### Short problem
Write out the opening lines of the data word for word, up to and including the line with "from matplotlib.ticker import", and leave every picture and every later line out.

### Supplied information
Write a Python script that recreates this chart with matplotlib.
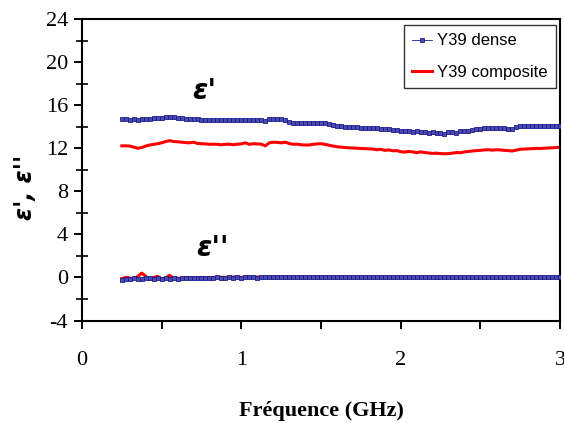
import numpy as np
import matplotlib
matplotlib.use("Agg")
import matplotlib.pyplot as plt
from matplotlib.ticker import MultipleLocator, FixedLocator

plt.rcParams["axes.unicode_minus"] = False

# Frequency sweep (GHz)
freq = np.round(np.linspace(0.25, 3.0, 111), 4)

dense_eps1 = [
    14.68, 14.70, 14.66, 14.70, 14.64, 14.72, 14.74, 14.72, 14.76, 14.80, 14.84,
    14.90, 14.88, 14.86, 14.84, 14.76, 14.70, 14.68, 14.70, 14.68, 14.66,
    14.62, 14.60, 14.62, 14.60, 14.60, 14.64, 14.66, 14.62, 14.60, 14.62,
    14.64, 14.60, 14.58, 14.60, 14.64, 14.56, 14.70, 14.72, 14.68, 14.70,
    14.62, 14.42, 14.38, 14.38, 14.36, 14.36, 14.34, 14.34, 14.32, 14.30,
    14.30, 14.22, 14.12, 14.06, 14.02, 14.00, 13.98, 14.00, 13.96, 13.92,
    13.92, 13.88, 13.90, 13.86, 13.82, 13.80, 13.78, 13.70, 13.72, 13.64,
    13.58, 13.64, 13.50, 13.56, 13.50, 13.52, 13.44, 13.46, 13.40, 13.38,
    13.36, 13.50, 13.48, 13.42, 13.56, 13.62, 13.64, 13.70, 13.78, 13.80,
    13.86, 13.86, 13.88, 13.86, 13.86, 13.84, 13.82, 13.78, 14.00, 14.04,
    14.04, 14.02, 14.02, 14.04, 14.04, 14.02, 14.02, 14.04, 14.04, 14.06,
]

comp_eps1 = [
    12.22, 12.22, 12.20, 12.10, 12.00, 12.06, 12.20, 12.30, 12.36, 12.42, 12.50,
    12.62, 12.70, 12.62, 12.60, 12.56, 12.52, 12.50, 12.56, 12.44, 12.42,
    12.40, 12.36, 12.38, 12.36, 12.32, 12.36, 12.38, 12.32, 12.38, 12.40,
    12.50, 12.36, 12.42, 12.40, 12.38, 12.22, 12.50, 12.56, 12.54, 12.50,
    12.56, 12.44, 12.36, 12.38, 12.32, 12.30, 12.30, 12.36, 12.40, 12.42,
    12.36, 12.28, 12.20, 12.14, 12.10, 12.06, 12.04, 12.02, 12.00, 11.98,
    11.96, 11.94, 11.92, 11.86, 11.90, 11.80, 11.84, 11.76, 11.78, 11.68,
    11.64, 11.70, 11.66, 11.58, 11.66, 11.60, 11.56, 11.52, 11.54, 11.50,
    11.48, 11.50, 11.54, 11.60, 11.58, 11.66, 11.70, 11.74, 11.78, 11.80,
    11.84, 11.86, 11.82, 11.86, 11.84, 11.80, 11.78, 11.74, 11.82, 11.90,
    11.92, 11.94, 11.96, 11.98, 11.98, 12.00, 12.02, 12.04, 12.06, 12.10,
]

dense_eps2 = [
    -0.20, -0.10, -0.15, -0.05, -0.10, -0.12, -0.08, -0.05, -0.10, -0.06, -0.12,
    -0.04, -0.10, -0.08, -0.12, -0.06, -0.08, -0.04, -0.06, -0.04, -0.08,
    -0.04, -0.02, -0.04, 0.00, -0.02, -0.04, 0.00, -0.02, 0.00, -0.02,
    0.00, 0.02, 0.00, -0.02, 0.02, 0.00, 0.02, 0.00, 0.02, 0.04,
    0.02, 0.04, 0.02, 0.04, 0.02, 0.04, 0.06, 0.04, 0.02, 0.04,
    0.04, 0.06, 0.04, 0.02, 0.04, 0.06, 0.04, 0.04, 0.02, 0.04,
    0.04, 0.06, 0.04, 0.04, 0.02, 0.04, 0.04, 0.02, 0.04, 0.04,
    0.02, 0.04, 0.04, 0.02, 0.04, 0.02, 0.04, 0.02, 0.02, 0.04,
    0.02, 0.02, 0.04, 0.02, 0.02, 0.04, 0.02, 0.02, 0.02, 0.04,
    0.02, 0.02, 0.02, 0.04, 0.02, 0.02, 0.02, 0.02, 0.04, 0.02,
    0.02, 0.02, 0.02, 0.02, 0.04, 0.02, 0.02, 0.02, 0.02, 0.02,
]

comp_eps2 = [
    -0.10, 0.00, -0.05, -0.15, 0.10, 0.40, 0.10, -0.20, 0.00, 0.10, -0.15,
    -0.05, 0.20, -0.10, -0.05, -0.15, 0.00, -0.05, -0.10, -0.05, 0.00,
    -0.05, 0.00, -0.02, 0.00, 0.02, 0.00, 0.02, 0.04, 0.02, 0.00,
    0.02, 0.00, 0.02, 0.04, 0.02, 0.00, 0.02, 0.04, 0.02, 0.02,
    0.04, 0.02, 0.00, 0.02, 0.04, 0.02, 0.00, 0.02, 0.02, 0.04,
    0.02, 0.00, 0.02, 0.04, 0.02, 0.00, 0.02, 0.00, 0.02, 0.00,
    0.02, 0.00, -0.02, 0.00, 0.02, 0.00, 0.00, 0.02, 0.00, 0.00,
    0.02, 0.00, 0.00, -0.02, 0.00, 0.00, 0.02, 0.00, 0.00, 0.00,
    0.00, 0.02, 0.00, 0.00, 0.00, 0.02, 0.00, 0.00, 0.00, 0.00,
    0.00, 0.00, 0.02, 0.00, 0.00, 0.00, 0.00, 0.02, 0.00, 0.00,
    0.00, 0.00, 0.00, 0.02, 0.00, 0.00, 0.00, 0.00, 0.00, 0.00,
]

series_labels = ["Y39 dense", "Y39 composite"]
xtick_vals = [0, 1, 2, 3]
ytick_vals = [-4, 0, 4, 8, 12, 16, 20, 24]

navy = "#1c1c8e"
red = "#ff0000"

fig = plt.figure(figsize=(5.64, 4.23), dpi=100)
ax = fig.add_axes([82 / 564, 1 - 320.5 / 423, 478 / 564, 301.5 / 423])

# composite (drawn under)
lc, = ax.plot(freq, comp_eps1, color=red, lw=2.2, zorder=2)
ax.plot(freq, comp_eps2, color=red, lw=2.2, zorder=2)
# dense
mk = dict(color=navy, lw=0.6, marker="s", ms=2.3, mfc="#4a4ab0", mec=navy,
          mew=0.6, zorder=3)
ld, = ax.plot(freq, dense_eps1, **mk)
ax.plot(freq, dense_eps2, **mk)

ax.set_xlim(0, 3)
ax.set_ylim(-4, 24)

ax.xaxis.set_major_locator(FixedLocator(xtick_vals))
ax.xaxis.set_minor_locator(MultipleLocator(0.5))
ax.yaxis.set_major_locator(FixedLocator(ytick_vals))
ax.yaxis.set_minor_locator(MultipleLocator(2))

for s in ax.spines.values():
    s.set_linewidth(1.5)
    s.set_color("black")

ax.tick_params(axis="y", which="major", direction="out", length=6, width=1.4,
               pad=4, labelsize=16)
ax.tick_params(axis="y", which="minor", direction="inout", length=8, width=1.2)
ax.tick_params(axis="x", which="both", direction="out", length=6, width=1.4)
ax.tick_params(axis="x", which="major", pad=16, labelsize=16)
for lab in ax.get_xticklabels() + ax.get_yticklabels():
    lab.set_fontfamily("Liberation Serif")

ax.set_xlabel("Fréquence (GHz)", fontfamily="Liberation Serif",
              fontweight="bold", fontsize=16, labelpad=22)
ax.set_ylabel("ε', ε''", fontfamily="DejaVu Sans", fontweight="bold",
              fontstyle="italic", fontsize=17)
ax.yaxis.set_label_coords(-0.095, 0.44)

ax.text(0.77, 17.3, "ε'", fontfamily="DejaVu Sans", fontstyle="italic",
        fontweight="bold", fontsize=20, ha="center", va="center")
ax.text(0.82, 2.7, "ε''", fontfamily="DejaVu Sans", fontstyle="italic",
        fontweight="bold", fontsize=20, ha="center", va="center")

leg = ax.legend([ld, lc], series_labels, loc="upper right",
                bbox_to_anchor=(0.992, 0.98), frameon=True, fancybox=False,
                edgecolor="black", handlelength=1.2, handletextpad=0.3,
                labelspacing=1.0, borderpad=0.5, borderaxespad=0,
                prop={"family": "Liberation Sans", "size": 12})
leg.get_frame().set_linewidth(1.0)

fig.savefig("out.png", dpi=100)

### Correct output
Write a Python script that recreates this chart with matplotlib.
import numpy as np
import matplotlib
matplotlib.use("Agg")
import matplotlib.pyplot as plt
from matplotlib.ticker import MultipleLocator, FixedLocator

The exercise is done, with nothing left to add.